With Donald Trump under fire for defending Saudi arms sales despite the Khashoggi murder, former US Ambassador to Russia Michael McFaul said the Obama administration was less lenient with Riyadh – and was issued a stern rebuke.
While the murder of Washington Post columnist Jamal Khashoggi in the Saudi consulate in Turkey, and the lack of a definitive US response to it, have consumed national headlines, Obama-era ambassador to Russia Michael McFaul was among those who used it to accuse Trump of cozying up to dictators.
It wasn't long until McFaul was reminded of Obama's own history of abetting the Saudis.
The ex-envoy claimed Obama's relations with Riyadh were "very tense.""He did not play business as usual with the Saudis," McFaul wrote.
Journalist and progressive activist Aaron Maté responded, referencing accounts by former CIA officer Bruce Riedel saying that "no president since Franklin Roosevelt courted Saudi Arabia as zealously as did Obama."
The sales of US weapons to Riyadh shot through the roof as Obama authorized more arms exports to Saudi Arabia than any of his predecessors in what was perceived as an attempt to reimburse Iran's arch-enemy for the 2015 nuclear deal.

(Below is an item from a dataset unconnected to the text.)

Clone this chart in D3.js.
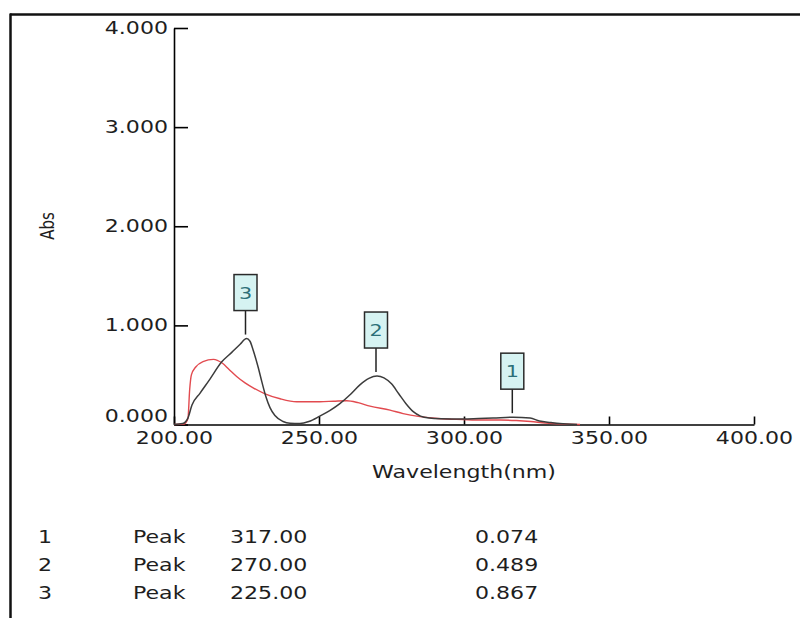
<!DOCTYPE html>
<html>
<head>
<meta charset="utf-8">
<script src="https://cdn.jsdelivr.net/npm/d3@7"></script>
<style>
  html, body { margin: 0; padding: 0; background: #fff; }
  svg { display: block; }
</style>
</head>
<body>
<svg id="chart" width="800" height="618"></svg>
<script>
// ---------- data ----------
const yTicks = [0, 1, 2, 3, 4];
const xTicks = [200, 250, 300, 350, 400];
const xTitle = "Wavelength(nm)";
const yTitle = "Abs";

// black spectrum (sample)
const blackWl  = [200, 203, 204.8, 206.2, 209, 212.4, 216.4, 220, 222.8, 225, 226.2, 227.2, 229, 230.3, 231.7, 233.1, 234.8, 237.6, 240, 243.4, 246.5, 250.3, 253.7, 257.2, 260.7, 264.1, 267.2, 270, 272.4, 275, 277.5, 280, 282.5, 285, 288, 292, 299.7, 305, 310, 317, 322.8, 326, 330, 333, 339];
const blackAbs = [0, 0.01, 0.065, 0.196, 0.317, 0.458, 0.63, 0.73, 0.81, 0.867, 0.84, 0.76, 0.58, 0.43, 0.28, 0.17, 0.09, 0.03, 0.012, 0.01, 0.03, 0.085, 0.14, 0.21, 0.30, 0.40, 0.465, 0.489, 0.47, 0.41, 0.31, 0.21, 0.13, 0.085, 0.065, 0.058, 0.055, 0.06, 0.065, 0.074, 0.065, 0.035, 0.02, 0.01, 0];

// red spectrum (reference)
const redWl  = [200, 203.5, 204.8, 205.4, 206, 207.5, 210, 213.6, 216.6, 219, 221.6, 224.5, 227.3, 231.4, 236.6, 242.3, 250.3, 255, 259.6, 263.5, 267.6, 274.5, 279, 284.8, 291, 299.7, 306, 312.4, 318, 323, 328, 334, 340];
const redAbs = [0, 0.005, 0.06, 0.35, 0.5, 0.58, 0.635, 0.657, 0.62, 0.555, 0.485, 0.42, 0.37, 0.31, 0.26, 0.23, 0.23, 0.235, 0.24, 0.22, 0.185, 0.145, 0.11, 0.08, 0.06, 0.05, 0.045, 0.045, 0.04, 0.03, 0.015, 0.005, 0];

// peak table
const peakNo   = [1, 2, 3];
const peakType = ["Peak", "Peak", "Peak"];
const peakWl   = [317.00, 270.00, 225.00];
const peakAbs  = [0.074, 0.489, 0.867];

// ---------- drawing ----------
const svg = d3.select("#chart");
const FONT = "'DejaVu Sans', Verdana, sans-serif";
const FS = 17;
const SX = 1.3;           // horizontal text stretch seen in the reference
const TXT = "#1e1e1e";

// frame (top and left border)
svg.append("line").attr("x1", 10).attr("x2", 800).attr("y1", 14.5).attr("y2", 14.5)
  .attr("stroke", "#111").attr("stroke-width", 2.5);
svg.append("line").attr("x1", 10.5).attr("x2", 10.5).attr("y1", 13.5).attr("y2", 618)
  .attr("stroke", "#111").attr("stroke-width", 2.5);

const x = d3.scaleLinear().domain([200, 400]).range([174, 754]);
const y = d3.scaleLinear().domain([0, 4]).range([424.5, 28]);

function stretchTicks(g) {
  g.selectAll(".tick text").each(function () {
    const t = d3.select(this);
    const x0 = +t.attr("x") || 0;
    const y0 = +t.attr("y") || 0;
    t.attr("x", x0 / SX).attr("y", y0).attr("transform", `scale(${SX},1)`);
  });
}

// y axis
const gy = svg.append("g").attr("transform", "translate(174,0)")
  .call(d3.axisLeft(y).tickValues(yTicks).tickSizeInner(-14).tickSizeOuter(0)
    .tickPadding(6).tickFormat(d3.format(".3f")));
gy.select(".domain").attr("stroke", "#000").attr("stroke-width", 1.6);
gy.selectAll(".tick line").attr("stroke", "#000").attr("stroke-width", 1.6);
gy.selectAll(".tick text").attr("font-family", FONT).attr("font-size", FS).attr("fill", TXT)
  .attr("dy", d => d === 0 ? "-0.15em" : "0.32em");
stretchTicks(gy);

// x axis
const gx = svg.append("g").attr("transform", `translate(0,${y(0)})`)
  .call(d3.axisBottom(x).tickValues(xTicks).tickSizeInner(-8).tickSizeOuter(0)
    .tickPadding(7).tickFormat(d3.format(".2f")));
gx.select(".domain").attr("stroke", "#000").attr("stroke-width", 1.6);
gx.selectAll(".tick line").attr("stroke", "#000").attr("stroke-width", 1.6);
gx.selectAll(".tick text").attr("font-family", FONT).attr("font-size", FS).attr("fill", TXT);
stretchTicks(gx);

// axis titles
svg.append("text").attr("transform", `translate(464,478) scale(${SX},1)`)
  .attr("text-anchor", "middle").attr("font-family", FONT).attr("font-size", FS)
  .attr("fill", TXT).text(xTitle);
svg.append("text").attr("transform", `translate(54,226) scale(${SX},1) rotate(-90)`)
  .attr("text-anchor", "middle").attr("font-family", FONT).attr("font-size", 15)
  .attr("fill", TXT).text(yTitle);

// spectra
const line = d3.line().x(d => x(d[0])).y(d => y(d[1])).curve(d3.curveMonotoneX);
svg.append("path").datum(redWl.map((w, i) => [w, redAbs[i]]))
  .attr("d", line).attr("fill", "none").attr("stroke", "#e24a4f").attr("stroke-width", 1.4);
svg.append("path").datum(blackWl.map((w, i) => [w, blackAbs[i]]))
  .attr("d", line).attr("fill", "none").attr("stroke", "#3c3c3c").attr("stroke-width", 1.5);

// peak markers
const peaks = peakNo.map((n, i) => ({ n, type: peakType[i], wl: peakWl[i], abs: peakAbs[i] }));
const pm = svg.append("g").selectAll("g").data(peaks).join("g")
  .attr("transform", d => `translate(${x(d.wl) - 1},${y(d.abs)})`);
pm.append("line").attr("x1", 0).attr("x2", 0).attr("y1", -28).attr("y2", -4)
  .attr("stroke", "#222").attr("stroke-width", 1.5);
pm.append("rect").attr("x", -11.5).attr("y", -64).attr("width", 23).attr("height", 36)
  .attr("fill", "#d6f3f2").attr("stroke", "#2a2a2a").attr("stroke-width", 1.5);
pm.append("text").attr("transform", `translate(0,-40) scale(${SX},1)`)
  .attr("text-anchor", "middle").attr("font-family", FONT).attr("font-size", 16)
  .attr("fill", "#2c6f78").text(d => d.n);

// peak table
const rowY = [543, 571, 599];
const tab = svg.append("g").selectAll("g").data(peaks).join("g");
tab.append("text").attr("transform", (d, i) => `translate(45,${rowY[i]}) scale(${SX},1)`)
  .attr("text-anchor", "middle").text(d => d.n);
tab.append("text").attr("transform", (d, i) => `translate(133,${rowY[i]}) scale(${SX},1)`)
  .text(d => d.type);
tab.append("text").attr("transform", (d, i) => `translate(230,${rowY[i]}) scale(${SX},1)`)
  .text(d => d3.format(".2f")(d.wl));
tab.append("text").attr("transform", (d, i) => `translate(475,${rowY[i]}) scale(${SX},1)`)
  .text(d => d3.format(".3f")(d.abs));
tab.selectAll("text").attr("font-family", FONT).attr("font-size", FS).attr("fill", TXT);
</script>
</body>
</html>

McFaul argued that the "Saudis hated Obama's stance on the Arab Spring" and "despised" the Iran nuclear deal. Maté dismissed the appeal to emotions and pointed to the facts.
McFaul downplayed arms exports to the Saudis as a "decades-long practice" that Obama merely maintained, and asked for source material to back Maté's claim that Obama "greenlighted" the Saudis' brutal war in Yemen.

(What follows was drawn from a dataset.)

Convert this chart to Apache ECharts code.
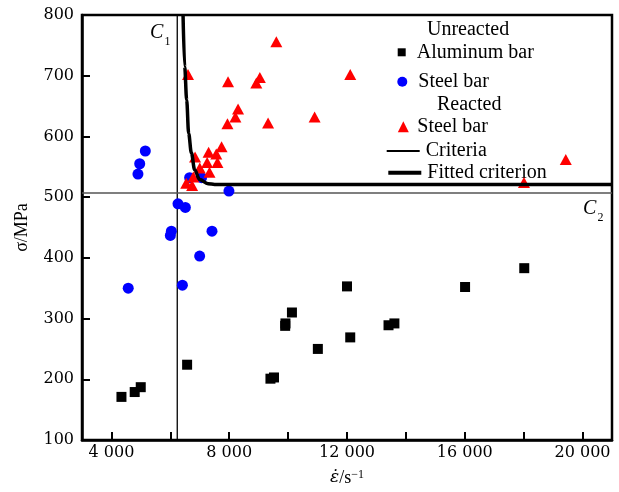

But, when given a link to a 2016 NYT report of an internal debate in the White House that resulted in exactly that, McFaul changed gears. The whole conversation suddenly became about attempts to smear Obama ahead of the crucial US mid-term elections.
That evasion was immediately savaged by journalist and lawyer Glenn Greenwald, who reminded McFaul what started the whole conversation to begin with.
While the former ambassador never replied to Greenwald, when confronted by another commenter, he claimed he had "conceded the points on evidence."